> **To do**: Repeat the whole listing below, word for word.

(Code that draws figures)
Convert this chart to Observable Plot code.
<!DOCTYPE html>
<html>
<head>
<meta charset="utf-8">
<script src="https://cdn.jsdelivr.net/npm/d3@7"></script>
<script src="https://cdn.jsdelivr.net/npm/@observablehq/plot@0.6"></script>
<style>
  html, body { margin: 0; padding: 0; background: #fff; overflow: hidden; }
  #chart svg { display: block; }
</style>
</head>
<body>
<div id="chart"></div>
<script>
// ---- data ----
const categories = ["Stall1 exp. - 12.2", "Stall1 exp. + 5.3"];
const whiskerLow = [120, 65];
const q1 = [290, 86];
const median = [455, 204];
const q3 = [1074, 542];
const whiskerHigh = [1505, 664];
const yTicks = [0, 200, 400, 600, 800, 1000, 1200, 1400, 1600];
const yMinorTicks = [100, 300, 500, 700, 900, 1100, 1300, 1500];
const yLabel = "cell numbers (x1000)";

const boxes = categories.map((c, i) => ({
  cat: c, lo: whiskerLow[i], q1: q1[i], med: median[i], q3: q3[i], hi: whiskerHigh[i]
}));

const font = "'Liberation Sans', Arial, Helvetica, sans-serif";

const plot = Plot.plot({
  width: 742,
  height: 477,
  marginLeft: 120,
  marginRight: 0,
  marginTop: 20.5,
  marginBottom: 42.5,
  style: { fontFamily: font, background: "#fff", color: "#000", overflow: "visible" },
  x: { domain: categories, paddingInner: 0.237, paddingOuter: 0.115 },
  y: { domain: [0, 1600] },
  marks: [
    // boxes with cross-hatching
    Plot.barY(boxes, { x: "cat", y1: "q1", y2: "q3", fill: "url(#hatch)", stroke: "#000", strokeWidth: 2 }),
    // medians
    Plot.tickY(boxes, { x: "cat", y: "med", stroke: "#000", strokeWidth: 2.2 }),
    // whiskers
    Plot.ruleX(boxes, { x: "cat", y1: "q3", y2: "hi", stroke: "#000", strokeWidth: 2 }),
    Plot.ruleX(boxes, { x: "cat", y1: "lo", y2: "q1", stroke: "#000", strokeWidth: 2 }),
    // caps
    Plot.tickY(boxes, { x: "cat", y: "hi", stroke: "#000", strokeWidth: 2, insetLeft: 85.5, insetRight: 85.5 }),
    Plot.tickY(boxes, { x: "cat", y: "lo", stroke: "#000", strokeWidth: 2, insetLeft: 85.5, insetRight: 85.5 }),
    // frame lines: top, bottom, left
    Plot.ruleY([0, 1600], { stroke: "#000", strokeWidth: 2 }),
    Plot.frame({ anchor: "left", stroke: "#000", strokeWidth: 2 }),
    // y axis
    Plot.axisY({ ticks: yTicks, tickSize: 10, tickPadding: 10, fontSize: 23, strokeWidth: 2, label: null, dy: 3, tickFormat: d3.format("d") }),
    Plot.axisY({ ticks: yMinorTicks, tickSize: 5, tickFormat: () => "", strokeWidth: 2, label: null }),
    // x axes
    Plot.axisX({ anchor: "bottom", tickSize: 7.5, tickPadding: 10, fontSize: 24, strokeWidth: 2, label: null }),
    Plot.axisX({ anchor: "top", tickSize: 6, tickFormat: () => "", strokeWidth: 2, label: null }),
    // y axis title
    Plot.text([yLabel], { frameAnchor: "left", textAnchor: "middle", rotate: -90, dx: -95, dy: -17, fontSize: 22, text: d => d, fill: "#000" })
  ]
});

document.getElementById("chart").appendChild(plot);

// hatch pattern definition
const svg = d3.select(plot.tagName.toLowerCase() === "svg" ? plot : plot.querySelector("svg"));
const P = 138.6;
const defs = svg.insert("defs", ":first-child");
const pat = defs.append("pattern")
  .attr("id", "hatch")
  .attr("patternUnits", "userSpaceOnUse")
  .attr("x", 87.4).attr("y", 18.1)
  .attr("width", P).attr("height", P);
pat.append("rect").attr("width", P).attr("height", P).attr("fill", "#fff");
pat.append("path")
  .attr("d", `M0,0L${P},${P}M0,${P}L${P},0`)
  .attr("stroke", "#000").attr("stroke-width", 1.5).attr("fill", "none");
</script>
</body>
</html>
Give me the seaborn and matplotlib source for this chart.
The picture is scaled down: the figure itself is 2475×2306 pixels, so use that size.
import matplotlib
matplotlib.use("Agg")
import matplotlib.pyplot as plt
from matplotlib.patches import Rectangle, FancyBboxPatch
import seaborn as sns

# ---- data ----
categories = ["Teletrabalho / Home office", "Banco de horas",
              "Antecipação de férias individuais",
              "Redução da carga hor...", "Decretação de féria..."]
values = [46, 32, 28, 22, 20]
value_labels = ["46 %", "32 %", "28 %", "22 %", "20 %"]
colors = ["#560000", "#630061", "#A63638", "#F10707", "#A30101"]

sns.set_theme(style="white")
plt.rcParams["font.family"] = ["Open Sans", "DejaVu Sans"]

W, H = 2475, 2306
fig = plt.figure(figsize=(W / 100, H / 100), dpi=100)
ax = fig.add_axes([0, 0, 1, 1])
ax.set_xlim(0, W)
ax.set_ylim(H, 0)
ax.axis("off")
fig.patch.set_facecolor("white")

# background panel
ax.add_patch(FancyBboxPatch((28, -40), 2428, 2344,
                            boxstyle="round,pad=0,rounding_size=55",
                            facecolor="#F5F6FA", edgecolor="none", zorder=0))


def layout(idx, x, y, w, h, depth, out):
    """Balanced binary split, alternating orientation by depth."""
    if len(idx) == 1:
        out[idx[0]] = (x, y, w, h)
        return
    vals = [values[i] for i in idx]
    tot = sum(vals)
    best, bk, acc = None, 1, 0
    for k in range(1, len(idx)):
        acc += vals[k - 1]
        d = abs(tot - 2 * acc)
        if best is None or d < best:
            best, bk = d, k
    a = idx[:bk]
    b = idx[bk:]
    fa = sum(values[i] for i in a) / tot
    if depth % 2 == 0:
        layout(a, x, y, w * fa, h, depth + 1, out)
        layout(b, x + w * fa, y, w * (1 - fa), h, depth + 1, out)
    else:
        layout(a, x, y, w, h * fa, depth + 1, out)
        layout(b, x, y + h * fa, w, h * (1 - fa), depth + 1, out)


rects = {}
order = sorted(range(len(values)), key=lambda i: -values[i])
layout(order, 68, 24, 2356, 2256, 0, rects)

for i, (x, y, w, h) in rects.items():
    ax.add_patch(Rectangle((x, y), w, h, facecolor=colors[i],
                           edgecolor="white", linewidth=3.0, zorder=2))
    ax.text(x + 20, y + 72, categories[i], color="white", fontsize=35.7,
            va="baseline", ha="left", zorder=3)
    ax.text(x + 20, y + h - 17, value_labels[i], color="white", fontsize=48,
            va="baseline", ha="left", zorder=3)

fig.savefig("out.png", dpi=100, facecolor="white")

> **Solved problem**:
Convert this chart to Observable Plot code.
<!DOCTYPE html>
<html>
<head>
<meta charset="utf-8">
<script src="https://cdn.jsdelivr.net/npm/d3@7"></script>
<script src="https://cdn.jsdelivr.net/npm/@observablehq/plot@0.6"></script>
<style>
  html, body { margin: 0; padding: 0; background: #fff; overflow: hidden; }
  #chart svg { display: block; }
</style>
</head>
<body>
<div id="chart"></div>
<script>
// ---- data ----
const categories = ["Stall1 exp. - 12.2", "Stall1 exp. + 5.3"];
const whiskerLow = [120, 65];
const q1 = [290, 86];
const median = [455, 204];
const q3 = [1074, 542];
const whiskerHigh = [1505, 664];
const yTicks = [0, 200, 400, 600, 800, 1000, 1200, 1400, 1600];
const yMinorTicks = [100, 300, 500, 700, 900, 1100, 1300, 1500];
const yLabel = "cell numbers (x1000)";

const boxes = categories.map((c, i) => ({
  cat: c, lo: whiskerLow[i], q1: q1[i], med: median[i], q3: q3[i], hi: whiskerHigh[i]
}));

const font = "'Liberation Sans', Arial, Helvetica, sans-serif";

const plot = Plot.plot({
  width: 742,
  height: 477,
  marginLeft: 120,
  marginRight: 0,
  marginTop: 20.5,
  marginBottom: 42.5,
  style: { fontFamily: font, background: "#fff", color: "#000", overflow: "visible" },
  x: { domain: categories, paddingInner: 0.237, paddingOuter: 0.115 },
  y: { domain: [0, 1600] },
  marks: [
    // boxes with cross-hatching
    Plot.barY(boxes, { x: "cat", y1: "q1", y2: "q3", fill: "url(#hatch)", stroke: "#000", strokeWidth: 2 }),
    // medians
    Plot.tickY(boxes, { x: "cat", y: "med", stroke: "#000", strokeWidth: 2.2 }),
    // whiskers
    Plot.ruleX(boxes, { x: "cat", y1: "q3", y2: "hi", stroke: "#000", strokeWidth: 2 }),
    Plot.ruleX(boxes, { x: "cat", y1: "lo", y2: "q1", stroke: "#000", strokeWidth: 2 }),
    // caps
    Plot.tickY(boxes, { x: "cat", y: "hi", stroke: "#000", strokeWidth: 2, insetLeft: 85.5, insetRight: 85.5 }),
    Plot.tickY(boxes, { x: "cat", y: "lo", stroke: "#000", strokeWidth: 2, insetLeft: 85.5, insetRight: 85.5 }),
    // frame lines: top, bottom, left
    Plot.ruleY([0, 1600], { stroke: "#000", strokeWidth: 2 }),
    Plot.frame({ anchor: "left", stroke: "#000", strokeWidth: 2 }),
    // y axis
    Plot.axisY({ ticks: yTicks, tickSize: 10, tickPadding: 10, fontSize: 23, strokeWidth: 2, label: null, dy: 3, tickFormat: d3.format("d") }),
    Plot.axisY({ ticks: yMinorTicks, tickSize: 5, tickFormat: () => "", strokeWidth: 2, label: null }),
    // x axes
    Plot.axisX({ anchor: "bottom", tickSize: 7.5, tickPadding: 10, fontSize: 24, strokeWidth: 2, label: null }),
    Plot.axisX({ anchor: "top", tickSize: 6, tickFormat: () => "", strokeWidth: 2, label: null }),
    // y axis title
    Plot.text([yLabel], { frameAnchor: "left", textAnchor: "middle", rotate: -90, dx: -95, dy: -17, fontSize: 22, text: d => d, fill: "#000" })
  ]
});

document.getElementById("chart").appendChild(plot);

// hatch pattern definition
const svg = d3.select(plot.tagName.toLowerCase() === "svg" ? plot : plot.querySelector("svg"));
const P = 138.6;
const defs = svg.insert("defs", ":first-child");
const pat = defs.append("pattern")
  .attr("id", "hatch")
  .attr("patternUnits", "userSpaceOnUse")
  .attr("x", 87.4).attr("y", 18.1)
  .attr("width", P).attr("height", P);
pat.append("rect").attr("width", P).attr("height", P).attr("fill", "#fff");
pat.append("path")
  .attr("d", `M0,0L${P},${P}M0,${P}L${P},0`)
  .attr("stroke", "#000").attr("stroke-width", 1.5).attr("fill", "none");
</script>
</body>
</html>
Give me the seaborn and matplotlib source for this chart.
The picture is scaled down: the figure itself is 2475×2306 pixels, so use that size.
import matplotlib
matplotlib.use("Agg")
import matplotlib.pyplot as plt
from matplotlib.patches import Rectangle, FancyBboxPatch
import seaborn as sns

# ---- data ----
categories = ["Teletrabalho / Home office", "Banco de horas",
              "Antecipação de férias individuais",
              "Redução da carga hor...", "Decretação de féria..."]
values = [46, 32, 28, 22, 20]
value_labels = ["46 %", "32 %", "28 %", "22 %", "20 %"]
colors = ["#560000", "#630061", "#A63638", "#F10707", "#A30101"]

sns.set_theme(style="white")
plt.rcParams["font.family"] = ["Open Sans", "DejaVu Sans"]

W, H = 2475, 2306
fig = plt.figure(figsize=(W / 100, H / 100), dpi=100)
ax = fig.add_axes([0, 0, 1, 1])
ax.set_xlim(0, W)
ax.set_ylim(H, 0)
ax.axis("off")
fig.patch.set_facecolor("white")

# background panel
ax.add_patch(FancyBboxPatch((28, -40), 2428, 2344,
                            boxstyle="round,pad=0,rounding_size=55",
                            facecolor="#F5F6FA", edgecolor="none", zorder=0))


def layout(idx, x, y, w, h, depth, out):
    """Balanced binary split, alternating orientation by depth."""
    if len(idx) == 1:
        out[idx[0]] = (x, y, w, h)
        return
    vals = [values[i] for i in idx]
    tot = sum(vals)
    best, bk, acc = None, 1, 0
    for k in range(1, len(idx)):
        acc += vals[k - 1]
        d = abs(tot - 2 * acc)
        if best is None or d < best:
            best, bk = d, k
    a = idx[:bk]
    b = idx[bk:]
    fa = sum(values[i] for i in a) / tot
    if depth % 2 == 0:
        layout(a, x, y, w * fa, h, depth + 1, out)
        layout(b, x + w * fa, y, w * (1 - fa), h, depth + 1, out)
    else:
        layout(a, x, y, w, h * fa, depth + 1, out)
        layout(b, x, y + h * fa, w, h * (1 - fa), depth + 1, out)


rects = {}
order = sorted(range(len(values)), key=lambda i: -values[i])
layout(order, 68, 24, 2356, 2256, 0, rects)

for i, (x, y, w, h) in rects.items():
    ax.add_patch(Rectangle((x, y), w, h, facecolor=colors[i],
                           edgecolor="white", linewidth=3.0, zorder=2))
    ax.text(x + 20, y + 72, categories[i], color="white", fontsize=35.7,
            va="baseline", ha="left", zorder=3)
    ax.text(x + 20, y + h - 17, value_labels[i], color="white", fontsize=48,
            va="baseline", ha="left", zorder=3)

fig.savefig("out.png", dpi=100, facecolor="white")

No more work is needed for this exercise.